HTML For Humans - 2 - Working With Text Editors

HTML For Humans - 2 - Working With Text Editors

Text Editors

Why would you need a special editor to write code? Code is just a bunch of files on your computer, so can't you just use any old editor? Wouldn't Microsoft Word work?

NO

Word will not work. Word is a word processor, not a text editor. Although they sound pretty close they are anything but.

Word Processor vs. Text Editor

Ok, so I have set up a little experiment here. I've opened a fresh Word document and typed a phrase in so it is not an empty document.

word.png

I created another file with the same content. This file was created in Notepad.

Notepad View.png

These two files were saved in the same folder. Take a look at the difference in sizes between the two documents.

Files with both.png

The text document is weighing in at 28 bytes, pretty small. The Word document is 11.5 KB. A quick calculation says that the Word document is 410 times larger than the text document! But with the same content?

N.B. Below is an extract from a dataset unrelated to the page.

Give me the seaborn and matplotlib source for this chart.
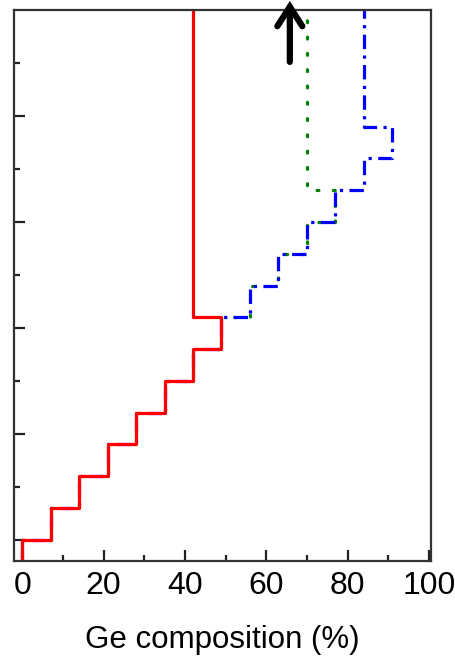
import matplotlib
matplotlib.use("Agg")
import matplotlib.pyplot as plt
import seaborn as sns
import pandas as pd

# ---- data ----
red_thickness = [-0.2, 0.0, 0.3, 0.6, 0.9, 1.2, 1.5, 1.8, 2.1, 5.0]
red_ge = [0, 7, 14, 21, 28, 35, 42, 49, 42, 42]

blue_thickness = [-0.2, 0.0, 0.3, 0.6, 0.9, 1.2, 1.5, 1.8, 2.1, 2.4, 2.7, 3.0, 3.3, 3.6, 3.9, 5.0]
blue_ge = [0, 7, 14, 21, 28, 35, 42, 49, 56, 63, 70, 77, 84, 91, 84, 84]

green_thickness = [-0.2, 0.0, 0.3, 0.6, 0.9, 1.2, 1.5, 1.8, 2.1, 2.4, 2.7, 3.0, 3.3, 5.0]
green_ge = [0, 7, 14, 21, 28, 35, 42, 49, 56, 63, 70, 77, 70, 70]

x_ticks = [0, 20, 40, 60, 80, 100]
x_label = "Ge composition (%)"
arrow_x = 65.8
arrow_y = (4.51, 5.085)

sns.set_style("ticks")
plt.rcParams["font.family"] = ["Liberation Sans", "DejaVu Sans"]
plt.rcParams["text.color"] = "black"
plt.rcParams["xtick.labelcolor"] = "black"
plt.rcParams["axes.labelcolor"] = "black"

fig = plt.figure(figsize=(4.55, 6.57), dpi=100)
ax = fig.add_axes([14 / 455, 1 - 561 / 657, (431 - 14) / 455, (561 - 10) / 657])

df_g = pd.DataFrame({"ge": green_ge, "t": green_thickness})
df_b = pd.DataFrame({"ge": blue_ge, "t": blue_thickness})
df_r = pd.DataFrame({"ge": red_ge, "t": red_thickness})

sns.lineplot(data=df_g, x="ge", y="t", sort=False, estimator=None, ax=ax,
             color="#008000", lw=2.3, drawstyle="steps-pre", dashes=False,
             linestyle=(0, (0.6, 4.5)), dash_capstyle="round")
sns.lineplot(data=df_b, x="ge", y="t", sort=False, estimator=None, ax=ax,
             color="#0000ff", lw=2.3, drawstyle="steps-pre",
             linestyle=(0, (4.5, 2.0, 1.0, 2.0)))
sns.lineplot(data=df_r, x="ge", y="t", sort=False, estimator=None, ax=ax,
             color="#ff0000", lw=2.3, drawstyle="steps-pre")

ax.annotate("", xy=(arrow_x, arrow_y[1]), xytext=(arrow_x, arrow_y[0]),
            annotation_clip=False,
            arrowprops=dict(arrowstyle="->,head_length=0.7,head_width=0.45",
                            mutation_scale=20, lw=4.5, color="black",
                            shrinkA=0, shrinkB=0, joinstyle="miter"))

ax.set_xlim(-2, 100.5)
ax.set_ylim(-0.2, 5.0)
ax.set_xticks(x_ticks)
ax.set_xticks([10, 30, 50, 70, 90], minor=True)
ax.set_yticks([0, 1, 2, 3, 4])
ax.set_yticks([0.5, 1.5, 2.5, 3.5, 4.5], minor=True)
ax.set_yticklabels([])
ax.set_xticklabels([str(v) for v in x_ticks])
ax.tick_params(axis="both", which="major", direction="in", length=8, width=1.6,
               color="#222222", labelsize=23, pad=7.5, labelcolor="black")
ax.tick_params(axis="both", which="minor", direction="in", length=4.5, width=1.6,
               color="#222222")
ax.tick_params(top=False, right=False)
ax.set_xlabel(x_label, fontsize=22.5, labelpad=17, color="black")
ax.set_ylabel("")
for s in ax.spines.values():
    s.set_visible(True)
    s.set_linewidth(1.6)
    s.set_color("#333333")

fig.savefig("out.png", dpi=100, facecolor="white")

Word documents just look like the text on a page. If you dig a little deeper, you can see they are split up into a ton of other files that define the data, the styles, the theme, etc... If you extract the Word document you can see this.

extract dropdown.png

extra folder.png

As you can see, when you extract the word document (as you would a zip file) it opens into a folder, this particular folder has 11 separate files in it. That is a ton of data for four words on a page.

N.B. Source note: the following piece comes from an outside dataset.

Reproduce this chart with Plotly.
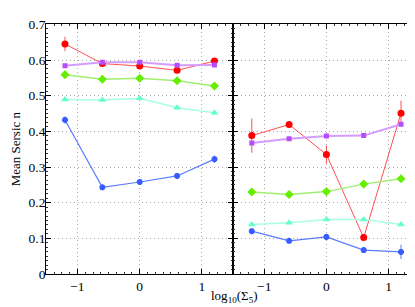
import plotly.graph_objects as go
from plotly.subplots import make_subplots

x_vals = [-1.2, -0.6, 0.0, 0.6, 1.2]

# Left panel
left_red = [0.645, 0.590, 0.583, 0.571, 0.597]
left_red_err = [0.020, 0.008, 0.008, 0.007, 0.008]
left_purple = [0.584, 0.594, 0.594, 0.585, 0.586]
left_purple_err = [0.004, 0.004, 0.004, 0.004, 0.004]
left_green = [0.559, 0.546, 0.549, 0.542, 0.527]
left_green_err = [0.006, 0.006, 0.006, 0.006, 0.006]
left_cyan = [0.489, 0.488, 0.493, 0.466, 0.452]
left_cyan_err = [0.005, 0.005, 0.005, 0.005, 0.005]
left_blue = [0.432, 0.243, 0.258, 0.275, 0.322]
left_blue_err = [0.010, 0.006, 0.007, 0.008, 0.010]

# Right panel
right_red = [0.388, 0.419, 0.335, 0.102, 0.451]
right_red_err = [0.048, 0.006, 0.025, 0.006, 0.035]
right_purple = [0.367, 0.379, 0.387, 0.388, 0.420]
right_purple_err = [0.004, 0.004, 0.004, 0.004, 0.004]
right_green = [0.230, 0.223, 0.231, 0.252, 0.267]
right_green_err = [0.004, 0.004, 0.004, 0.004, 0.004]
right_cyan = [0.139, 0.144, 0.153, 0.153, 0.139]
right_cyan_err = [0.004, 0.004, 0.004, 0.004, 0.004]
right_blue = [0.120, 0.093, 0.104, 0.067, 0.062]
right_blue_err = [0.005, 0.005, 0.006, 0.008, 0.020]

y_ticks = [0, 0.1, 0.2, 0.3, 0.4, 0.5, 0.6, 0.7]
y_tick_labels = ["0", "0.1", "0.2", "0.3", "0.4", "0.5", "0.6", "0.7"]
x_ticks = [-1, 0, 1]
x_tick_labels = ["\u22121", "0", "1"]

styles = [
    ("red", "#ff0000", "#ff5050", "circle", 7, 1),
    ("purple", "#b84cff", "#d49cff", "square", 5, 2),
    ("green", "#66ee00", "#a0ee70", "diamond", 7, 1.5),
    ("cyan", "#66ffcc", "#a8ffe4", "triangle-up", 7, 1.5),
    ("blue", "#3a5cff", "#5a7cff", "asterisk-open", 5, 1.2),
]

left = [(left_red, left_red_err), (left_purple, left_purple_err), (left_green, left_green_err),
        (left_cyan, left_cyan_err), (left_blue, left_blue_err)]
right = [(right_red, right_red_err), (right_purple, right_purple_err), (right_green, right_green_err),
         (right_cyan, right_cyan_err), (right_blue, right_blue_err)]

fig = make_subplots(rows=1, cols=2, shared_yaxes=True, horizontal_spacing=0)

for col, data in ((1, left), (2, right)):
    for (name, mcol, lcol, sym, size, lw), (yv, ev) in zip(styles, data):
        marker = dict(color=mcol, symbol=sym, size=size)
        if sym.endswith("open"):
            marker["line"] = dict(color=mcol, width=2)
        fig.add_trace(go.Scatter(
            x=x_vals, y=yv, mode="lines+markers", name=name, showlegend=False,
            line=dict(color=lcol, width=lw), marker=marker,
            error_y=dict(type="data", array=ev, visible=True, color=lcol, thickness=1, width=0),
        ), row=1, col=col)

font = dict(family="Liberation Serif", size=13.5, color="black")
grid_dash = "1px,3px"

axis_common = dict(
    range=[-1.5, 1.5], tickvals=x_ticks, ticktext=x_tick_labels, ticks="inside", ticklen=5,
    tickwidth=1, tickcolor="black",
    showline=True, linecolor="black", linewidth=1.3, mirror="ticks",
    showgrid=True, gridcolor="#a8a8a8", griddash=grid_dash, gridwidth=1, zeroline=False,
    minor=dict(dtick=0.125, ticks="inside", ticklen=2, tickwidth=1, showgrid=False, tickcolor="#333333"),
    tickfont=font,
)
fig.update_xaxes(**axis_common, domain=[0.0923, 0.5425], row=1, col=1)
fig.update_xaxes(**axis_common, domain=[0.5425, 0.992], row=1, col=2)

yaxis_common = dict(
    range=[0, 0.7], tickvals=y_ticks, ticks="inside", ticklen=5,
    tickwidth=1, tickcolor="black",
    showline=True, linecolor="black", linewidth=1.3, mirror="ticks",
    showgrid=True, gridcolor="#a8a8a8", griddash=grid_dash, gridwidth=1, zeroline=False,
    minor=dict(dtick=0.0125, ticks="inside", ticklen=2, tickwidth=1, showgrid=False, tickcolor="#333333"),
    tickfont=font,
    domain=[0.113, 0.968],
)
fig.update_yaxes(**yaxis_common, ticktext=y_tick_labels, ticklabelstandoff=-3, row=1, col=1)
fig.update_yaxes(**yaxis_common, showticklabels=False, row=1, col=2)
fig.update_yaxes(title=dict(text="Mean Sersic n", font=dict(family="Liberation Serif", size=13, color="black"),
                            standoff=6), row=1, col=1)

fig.add_annotation(
    text="log<sub>10</sub>(\u03a3<sub>5</sub>)", xref="paper", yref="paper",
    x=0.545, y=0.0, xanchor="center", yanchor="bottom", showarrow=False,
    font=dict(family="Liberation Serif", size=13, color="black"),
)

fig.update_layout(
    width=415, height=307, margin=dict(l=0, r=0, t=0, b=0),
    paper_bgcolor="white", plot_bgcolor="white",
)

fig.write_html("out.html")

Now let's circle back to word processors vs text editors. Word processors are used for manipulating text to publish. They handle styles, sizes, graphics, themes, etc. All that data would get in the way of what we need.

Text.

Pure. Beautiful. Sweet. Text.

So Then Can I use Notepad?

I mean, sure. If you want. I have seen notepad used before, but I absolutely would not recommend it. There are a bunch of awesome text editors out there with tons of tools to ensure that your code doesn't have simple errors in it.

Good Text Editors

I have used all of these editors at one point or another and they all work well.

Brackets

Brackets is a pretty decent editor, made by adobe and released open-source. It works the way a text editor should. I do like the live preview feature, which launches a browser instance and reloads the page when you make a change.

Sublime Text

Sublime was the first text editor I used. It has some good features to it, but I don't think it's worth paying for it with the next two text editors on our list.

Atom

Atom is one of my favorite editors. It's written by GitHub (We'll get to them soon). Its library of plugins makes it very easy to get syntax highlighting, language snippets, and many other things that make development easy.

Visual Studio Code

Visual Studio Code is by far my favorite text editor. It's authored by Microsoft and does just about everything right. The interface is intuitive and the minimalist design doesn't get in the way of programming. The thing that sets it apart is the integrated terminal. This makes life SO much easier when working on large scale projects or more advanced frameworks and programs.

I would highly recommend that you download a couple, or all of these and try them out for yourself as you work through some of the projects on this site. Everyone is different and you may like an editor that I wasn't as big a fan of. Give it a go!